Pero no por resultar
viejos conocidos suavizan la imagen actual, o permiten, en días de
fiesta, como ahora, recapturar por un instante la fogosidad juvenil de
los primeros asomos.
Se cumplen 40 años desde
aquel número inicial, noche-madrugada llena de agitaciones y
euforias. El viejo Horacio —que ya no está— dándole los retoques
finales al logotipo de Granma que en cuatro décadas nos ha
acompañado; Angelito Sarría —que ya no está— moviendo su
chaveta sobre las líneas de plomo que al otro día darían a conocer,
junto a otras informaciones gran revuelo, la llegada de un nuevo
periódico.
Como
inscripción de nacimiento, quedan el 3 de octubre de 1965 y las seis
letras de la embarcación victoriosa. Como composición humana del
floreciente mensajero —esa sangre y nervios —, trabajadores
procedentes de los periódicos Hoy y Revolución.
De Hoy provenía. Un día
de 1963, tras casi tres años de trabajar en aquel mundo fascinante
que era la imprenta, y al cual había entrado a los 15 años de edad,
subí, entre tímido y dispuesto, las escaleras que llevaban al
despacho del Director y le dije que quería ser periodista. De aquel
encuentro con Blas Roca recuerdo el asentimiento comprensivo y de
inmediato una pregunta que dejaba traslucir su preocupación: ¿Hasta
qué grado había cursado la escuela el joven embarrado de tinta que
tenía delante? "¡Octavo grado, Blas, tengo un octavo
grado!", le respondí como si atesorara tres títulos
universitarios en el bolsillo.
—Para comenzar es algo
— imposible olvidar aquel salvoconducto que además de abrirme
puertas me llenaba de himnos la cabeza—, pero si no estudias, ya
verás en qué se te convierten los sueños.
Hago
referencia a lo anterior no para recordar precisamente que cuando Granma
se funda trabajaba ya como diseñador (formatista, se decía
entonces) y escribía de deportes y de cuánto se presentara, sino
para dar fe de un sueño recurrente con la misma edad de mi periódico
y que en algunas noches me sorprende.
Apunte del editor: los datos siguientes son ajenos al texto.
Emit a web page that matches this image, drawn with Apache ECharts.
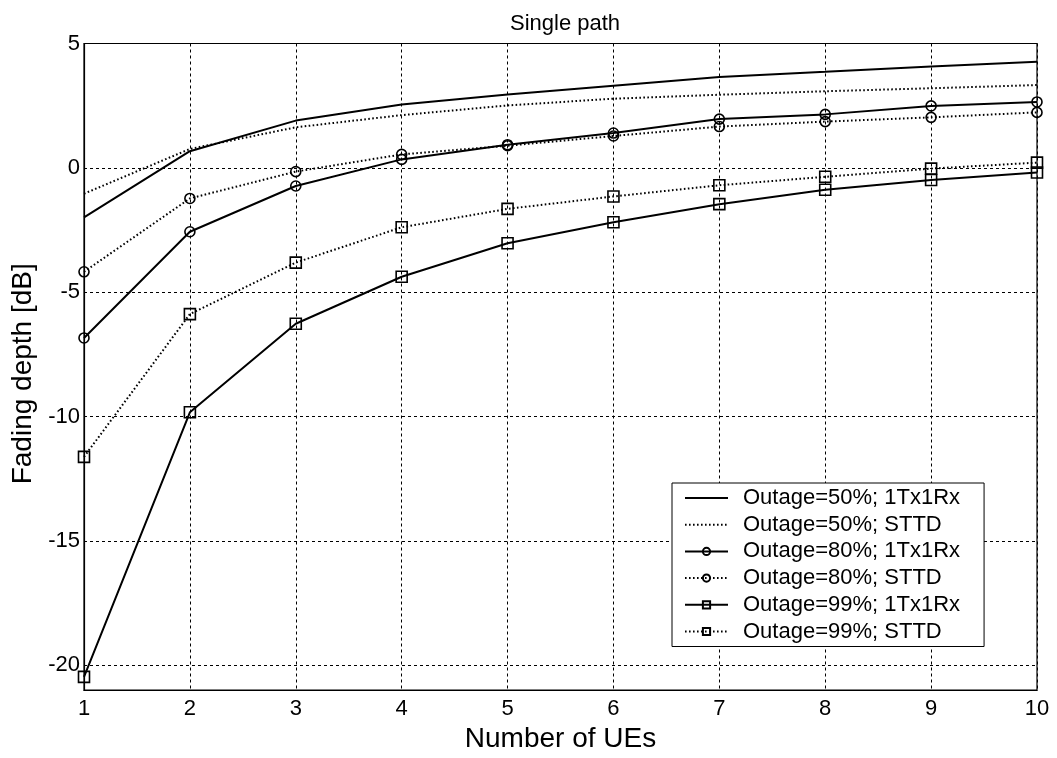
<!DOCTYPE html>
<html>
<head>
<meta charset="utf-8">
<script src="https://cdn.jsdelivr.net/npm/echarts@6/dist/echarts.min.js"></script>
<style>
html,body{margin:0;padding:0;background:#fff;}
#chart{width:1057px;height:758px;}
</style>
</head>
<body>
<div id="chart"></div>
<script>
const numberOfUEs = [1,2,3,4,5,6,7,8,9,10];
const seriesNames = [
  'Outage=50%; 1Tx1Rx',
  'Outage=50%; STTD',
  'Outage=80%; 1Tx1Rx',
  'Outage=80%; STTD',
  'Outage=99%; 1Tx1Rx',
  'Outage=99%; STTD'
];
const outage50_1Tx1Rx = [-1.99, 0.67, 1.90, 2.55, 2.95, 3.30, 3.65, 3.86, 4.08, 4.27];
const outage50_STTD   = [-1.04, 0.76, 1.63, 2.12, 2.51, 2.78, 2.94, 3.08, 3.20, 3.33];
const outage80_1Tx1Rx = [-6.84, -2.57, -0.73, 0.34, 0.93, 1.40, 1.96, 2.15, 2.49, 2.65];
const outage80_STTD   = [-4.18, -1.23, -0.15, 0.54, 0.89, 1.28, 1.66, 1.86, 2.03, 2.23];
const outage99_1Tx1Rx = [-20.47, -9.83, -6.27, -4.38, -3.03, -2.19, -1.46, -0.88, -0.49, -0.19];
const outage99_STTD   = [-11.62, -5.88, -3.81, -2.39, -1.65, -1.15, -0.70, -0.36, -0.03, 0.21];
const yTicks = [-20, -15, -10, -5, 0, 5];
const xTicks = [1,2,3,4,5,6,7,8,9,10];

const FONT = '"Liberation Sans", Arial, sans-serif';
const pair = (ys) => numberOfUEs.map((x, i) => [x, ys[i]]);

function mk(name, ys, dotted, symbol, size) {
  const hasMark = symbol !== null;
  return {
    name: name,
    type: 'line',
    data: pair(ys),
    symbol: hasMark ? symbol : 'circle',
    symbolSize: hasMark ? size : 1,
    showSymbol: hasMark,
    color: '#000',
    lineStyle: { color: '#000', width: 2, type: dotted ? [1.6, 2.4] : 'solid' },
    itemStyle: { color: 'rgba(255,255,255,0)', borderColor: '#000', borderWidth: 1.6 },
    emphasis: { disabled: true },
    animation: false
  };
}

const legendData = seriesNames.map((n, i) => i < 2
  ? { name: n, itemStyle: { color: 'rgba(0,0,0,0)', borderColor: 'rgba(0,0,0,0)', borderWidth: 0 } }
  : { name: n });

const chart = echarts.init(document.getElementById('chart'));
chart.setOption({
  backgroundColor: '#fff',
  animation: false,
  title: {
    text: 'Single path',
    left: 560,
    top: 8,
    textAlign: 'center',
    textStyle: { fontFamily: FONT, fontSize: 22, fontWeight: 'normal', color: '#000' }
  },
  grid: {
    left: 84, right: 20, top: 43.5, bottom: 55.5,
    show: true, borderColor: '#000', borderWidth: 1.2, backgroundColor: '#fff'
  },
  legend: {
    orient: 'vertical',
    left: 672, top: 483,
    data: legendData,
    backgroundColor: '#fff',
    borderColor: '#000',
    borderWidth: 1,
    borderRadius: 0,
    padding: [4, 24, 4, 12],
    itemWidth: 43,
    itemHeight: 9,
    itemGap: 4.7,
    textStyle: { fontFamily: FONT, fontSize: 22, color: '#000', lineHeight: 22, padding: [0, 0, 0, 10] }
  },
  xAxis: {
    type: 'value',
    min: 1, max: 10, interval: 1,
    name: 'Number of UEs',
    nameLocation: 'middle',
    nameGap: 26,
    nameTextStyle: { fontFamily: FONT, fontSize: 28, color: '#000' },
    axisLine: { show: true, onZero: false, lineStyle: { color: '#000', width: 1.2 } },
    axisTick: { show: false },
    axisLabel: {
      fontFamily: FONT, fontSize: 22, color: '#000', margin: 8,
      customValues: xTicks
    },
    splitLine: { show: true, lineStyle: { color: '#000', width: 1, type: [3, 3] } }
  },
  yAxis: {
    type: 'value',
    min: -21, max: 5,
    name: 'Fading depth [dB]',
    nameLocation: 'middle',
    nameGap: 46,
    nameTextStyle: { fontFamily: FONT, fontSize: 28, color: '#000', padding: [0, 14, 0, 0] },
    axisLine: { show: true, onZero: false, lineStyle: { color: '#000', width: 1.2 } },
    axisTick: { show: false, customValues: yTicks },
    axisLabel: {
      fontFamily: FONT, fontSize: 22, color: '#000', margin: 4,
      customValues: yTicks
    },
    splitLine: { show: true, lineStyle: { color: '#000', width: 1, type: [3, 3] } }
  },
  series: [
    mk(seriesNames[0], outage50_1Tx1Rx, false, null, 0),
    mk(seriesNames[1], outage50_STTD, true, null, 0),
    mk(seriesNames[2], outage80_1Tx1Rx, false, 'circle', 10),
    mk(seriesNames[3], outage80_STTD, true, 'circle', 10),
    mk(seriesNames[4], outage99_1Tx1Rx, false, 'rect', 11),
    mk(seriesNames[5], outage99_STTD, true, 'rect', 11)
  ]
});
</script>
</body>
</html>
En él, Genaro, el primer
regente del taller, tan noble como terco, sube a la redacción de Granma
donde redacto a máquina, me toma por un brazo, me acusa de haber
abandonado a la clase obrera, me secretea que le falta un cajista y
comienza a empujarme al tiempo que me pide, por última vez, "le
tire una manito".
"¡No tengo chavetas,
Genaro!", me defiendo. Pero como todas las veces, voy a terminar
en la imprenta "vestido de limpio", frente a una rama de
acero y ajustando líneas del linotipo, algunas de ellas con
materiales redactados por mí mismo horas antes.

Quizá sea por ese sueño,
u otros misterios que ya a esta altura de la vida no trato de
explicarme, que cuando alguien pregunta qué es lo que más extraño
en estos 40 años de Granma, no vacilo en responderle que la
imprenta.
Para los que han estado
desde aquella primera vez en Granma, y por igual para los que
luego vinieron, abrir una de las aproximadamente 14 000 ediciones
realizadas —al azar la fecha—, es asomarse no solo al pulso del
país y del mundo, sino también trasponer una urdimbre de evocaciones
internas: amigos, planes, amores, circunstancias, alegrías (y menos
alegrías), encuentros y desencuentros.
Y una sustancia de la que
la letra de imprenta no puede dar fe y que es preciso atestiguar a los
oídos de los lectores, y de las nuevas generaciones y caras que a Granma
han ido llegando y llegan: en mañanas, tardes, noches y
madrugadas, esas 24 horas imprescindibles en cualquier diario, sobran
nombres de hombres y mujeres que no vacilaron, (ni vacilan) en
entregarlo todo en aras de un tratar de hacerlo mejor (nunca
alcanzado) y de garantizar una continuidad que nos supere.
Cuarenta años y una
honrade pertenencia frente a la cual —y evocando la noche-madrugada
del 65— poco importan las marcas personales que, al rápido paso,
puedan recordar los espejos de aquellos primeros tiempos.